Essen. Einer Krankenschwester, die aufgrund einer falschen ärztlichen Verordnung eine zu hohe Arzneidosis gibt, darf gekündigt werden.
Einer Krankenschwester, die aufgrund einer falschen ärztlichen Verordnung einem Patienten eine stark überhöhte Dosis eines Schmerzmittels gegeben hatte, ist vom Essener Uni-Klinikum zu Recht gekündigt worden. So entschied das Arbeitsgericht Essen am Dienstag.
Mit dieser Entscheidung wies die 2. Kammer die Klage der 36 Jahre alten Pflegerin zurück, die sich gegen die fristlose Kündigung zu wehren versucht hatte. Ihr Anwalt Christian Nohr zeigte sich auf Anfrage dieser Zeitung "sehr überrascht" von diesem Urteil und kündigte umgehende Berufung zum Landesarbeitsgericht Düsseldorf an. Er glaubt, dass seine Mandantin fälschlich zum Sündenbock für die Fehler dreier Ärztinnen gemacht werde.
Ärztin verordnet zu hohe Dosis
Mitte Juni hatte der Patient erstmals im Klinikum gelegen. Eine Assistenzärztin hatte in der elektronischen Patientenakte eingetragen, er solle dreimal täglich 40 ml des Schmerzmittels Levomethadon Aristo erhalten. Gemeint hatte sie 40 Tropfen, erklärte Anwältin Friederike Winters, die das Klinikum vertrat, am Dienstag. Die Verwechslung hätte den Mann in Lebensgefahr gebracht, hatte das Klinikum schon früher eingeräumt.
Beim ersten Klinikaufenthalt bekam er das Mittel nicht. Als er im Juli erneut eingeliefert wurde, war die lebensgefährliche Dosis in der elektronischen Patientenakte immer noch nicht korrigiert worden. Deshalb bekam er sie erneut von einer anderen Ärztin verordnet. Erst eine Krankenpflegerin in der Nachtschicht bemerkte den Fehler und machte eine weitere Ärztin darauf aufmerksam. Diese gab mündlich die Anordnung, das Schmerzmittel auf keinen Fall zu geben.
Patient kollabierte
Am nächsten Morgen gab die Pflegerin des Tagesdienstes ihm aber die überhöhte Dosis. Er kollabierte, wurde durch ein Gegenmittel aber gerettet.
Der Krankenpflegerin des Tagesdienstes kündigte die Klinik. Sie warf ihr vor, wider besseren Wissens die überhöhte Dosis verabreicht zu haben. Sie bestritt.
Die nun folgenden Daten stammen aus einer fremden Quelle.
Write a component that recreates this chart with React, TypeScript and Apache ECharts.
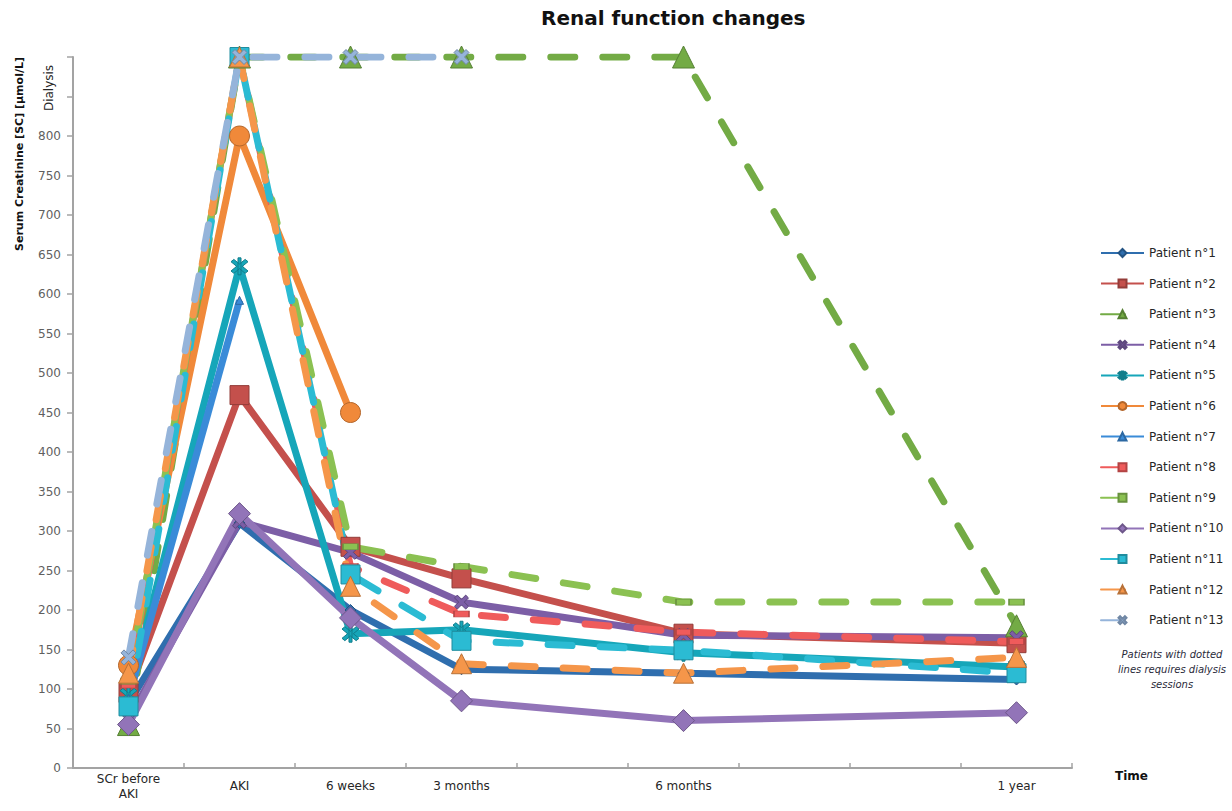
import React, { useEffect, useRef } from "react";
import * as echarts from "echarts";

// 9 equal category slots on the x axis; the 6 time points sit on some of them
const categories = ["SCr before\nAKI", "AKI", "6 weeks", "3 months", " ", "6 months", "  ", "   ", "1 year"];
const timeSlots = [0, 1, 2, 3, 5, 8];

const yTicksMax = 900;
const yInterval = 50;
const yHiddenLabels = [850, 900];

const patientNames = [
  "Patient n°1", "Patient n°2", "Patient n°3", "Patient n°4", "Patient n°5", "Patient n°6", "Patient n°7",
  "Patient n°8", "Patient n°9", "Patient n°10", "Patient n°11", "Patient n°12", "Patient n°13",
];

// values: SCr before AKI, AKI, 6 weeks, 3 months, 6 months, 1 year (900 = dialysis)
const p1 = [82, 310, 200, 125, 120, 112];
const p2 = [95, 472, 280, 240, 170, 158];
const p3 = [55, 900, 900, 900, 900, 180];
const p4 = [62, 312, 273, 210, 168, 165];
const p5 = [92, 635, 170, 175, 146, 128];
const p6 = [130, 800, 450, null, null, null];
const p7 = [88, 592, null, null, null, null];
const p8 = [105, 900, 255, 195, 172, 160];
const p9 = [110, 900, 280, 255, 210, 210];
const p10 = [55, 322, 190, 85, 60, 70];
const p11 = [78, 900, 245, 161, 149, 120];
const p12 = [120, 900, 230, 132, 120, 140];
const p13 = [140, 900, 900, 900, null, null];

const patientValues = [p1, p2, p3, p4, p5, p6, p7, p8, p9, p10, p11, p12, p13];

const X_PATH = "path://M2,0L5,3L8,0L10,2L7,5L10,8L8,10L5,7L2,10L0,8L3,5L0,2Z";
const STAR_PATH =
  "path://M2,1L5,4L8,1L9.5,2.5L6.5,5.5L9.5,8.5L8,10L5,7L2,10L0.5,8.5L3.5,5.5L0.5,2.5Z M4.2,0L5.8,0L5.8,11L4.2,11Z";

const styles = [
  { color: "#2f6eae", dashed: false, symbol: "diamond", size: 11 },
  { color: "#c4504c", dashed: false, symbol: "rect", size: 19 },
  { color: "#73ab45", dashed: true, symbol: "triangle", size: 22 },
  { color: "#7c5ea6", dashed: false, symbol: X_PATH, size: 14 },
  { color: "#16a6b9", dashed: false, symbol: STAR_PATH, size: 17 },
  { color: "#f0893a", dashed: false, symbol: "circle", size: 20 },
  { color: "#3a8bd8", dashed: false, symbol: "triangle", size: 8 },
  { color: "#ef5b5b", dashed: true, symbol: "rect", size: [15, 6] },
  { color: "#8bc152", dashed: true, symbol: "rect", size: [15, 6] },
  { color: "#9274b8", dashed: false, symbol: "diamond", size: 22 },
  { color: "#2bbbd3", dashed: true, symbol: "rect", size: 19 },
  { color: "#f5964a", dashed: true, symbol: "triangle", size: 20 },
  { color: "#95b4da", dashed: true, symbol: X_PATH, size: 15 },
];

function darken(hex: string, f: number) {
  const n = parseInt(hex.slice(1), 16);
  const r = Math.round(((n >> 16) & 255) * f);
  const g = Math.round(((n >> 8) & 255) * f);
  const b = Math.round((n & 255) * f);
  return `rgb(${r},${g},${b})`;
}

export default function App() {
  const ref = useRef<HTMLDivElement>(null);

  useEffect(() => {
    if (!ref.current) return;
    const chart = echarts.init(ref.current, null, { renderer: "svg" });

    const series = patientValues.map((vals, i) => {
      const s = styles[i];
      const data = vals
        .map((v, k) => (v == null ? null : [timeSlots[k], v]))
        .filter((d) => d !== null);
      return {
        name: patientNames[i],
        type: "line",
        data,
        symbol: s.symbol,
        symbolSize: s.size,
        showSymbol: true,
        lineStyle: {
          color: s.color,
          width: 7,
          type: s.dashed ? [24, 28] : "solid",
          cap: s.dashed ? "round" : "butt",
          join: "round",
        },
        itemStyle: {
          color: s.color,
          borderColor: darken(s.color, 0.75),
          borderWidth: 1,
        },
        emphasis: { disabled: true },
      };
    });

    chart.setOption({
      animation: false,
      textStyle: { fontFamily: "DejaVu Sans" },
      grid: { left: 73, right: 160, top: 57, bottom: 43, containLabel: false },
      xAxis: {
        type: "category",
        data: categories,
        boundaryGap: true,
        axisLine: { lineStyle: { color: "#a3a3a3", width: 2 } },
        axisTick: { show: true, inside: true, length: 5, lineStyle: { color: "#a3a3a3", width: 1.5 } },
        axisLabel: {
          interval: 0,
          color: "#262626",
          fontSize: 12,
          margin: 18,
          verticalAlign: "middle",
          lineHeight: 15,
        },
        splitLine: { show: false },
      },
      yAxis: {
        type: "value",
        min: 0,
        max: yTicksMax,
        interval: yInterval,
        axisLine: { show: true, lineStyle: { color: "#a3a3a3", width: 2 } },
        axisTick: { show: true, length: 6, lineStyle: { color: "#a3a3a3", width: 1.5 } },
        axisLabel: {
          color: "#5f5f5f",
          fontSize: 12,
          margin: 12,
          formatter: (v: number) => (yHiddenLabels.indexOf(v) >= 0 ? "" : String(v)),
        },
        splitLine: { show: false },
      },
      legend: {
        orient: "vertical",
        left: 1100,
        top: 247,
        padding: 0,
        itemWidth: 43,
        itemHeight: 10,
        itemGap: 18.6,
        textStyle: { fontSize: 12, color: "#262626", fontFamily: "DejaVu Sans" },
        data: patientNames,
      },
      graphic: [
        {
          type: "text",
          left: 541,
          top: 8,
          style: {
            text: "Renal function changes",
            fontSize: 20,
            fontWeight: "bold",
            fill: "#111",
            fontFamily: "DejaVu Sans",
          },
        },
        {
          type: "text",
          x: 19,
          y: 154,
          rotation: Math.PI / 2,
          style: {
            text: "Serum Creatinine [SC] [µmol/L]",
            fontSize: 11,
            fontWeight: "bold",
            fill: "#111",
            align: "center",
            verticalAlign: "middle",
            fontFamily: "DejaVu Sans",
          },
        },
        {
          type: "text",
          x: 49,
          y: 88,
          rotation: Math.PI / 2,
          style: {
            text: "Dialysis",
            fontSize: 12,
            fill: "#262626",
            align: "center",
            verticalAlign: "middle",
            fontFamily: "DejaVu Sans",
          },
        },
        {
          type: "text",
          x: 1115,
          y: 776,
          style: {
            text: "Time",
            fontSize: 12,
            fontWeight: "bold",
            fill: "#111",
            verticalAlign: "middle",
            fontFamily: "DejaVu Sans",
          },
        },
        {
          type: "text",
          x: 1172,
          y: 669,
          style: {
            text: "Patients with dotted\nlines requires dialysis\nsessions",
            fontSize: 10,
            fontStyle: "italic",
            fill: "#2a2a3a",
            align: "center",
            verticalAlign: "middle",
            lineHeight: 15,
            fontFamily: "DejaVu Sans",
          },
        },
      ],
      series,
    });

    return () => chart.dispose();
  }, []);

  return (
    <div
      ref={ref}
      style={{ position: "fixed", left: 0, top: 0, width: 1232, height: 811, background: "#fff" }}
    />
  );
}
Eine solche Warnung habe sie nie erreicht.
Gericht urteilt ohne Zeugenvernehmung
Das Urteil im Sinne des Klinikums überraschte am Dienstag tatsächlich, weil die 2. Kammer unter Vorsitz von Richter Tim Kusch keine Zeuginnen gehört hatte. Im August hatte es einen Gütetermin gegeben. Am Dienstag hatte er im zweiten Termin lediglich gesagt, für das Gericht sei entscheidend, ob die Pflegerin "bewusst" die falsche Dosis verabreicht habe. Aus welchen Gründen die Kammer dies ohne Zeuginnen bejahte und so zu ihrem Urteil kam, wird erst die schriftliche Begründung in ein paar Wochen ergeben.
Nach einem gescheiterten Einigungsgespräch der Parteien in der letzten Woche hat das Uni-Klinikum mittlerweile Strafanzeige gegen die Krankenschwester gestellt, wie am Dienstag vor Gericht bekannt wurde. Im Gegenzug kündigte Anwalt Nohr eine Anzeige gegen die drei Ärztinnen wegen der falschen Verordnung an.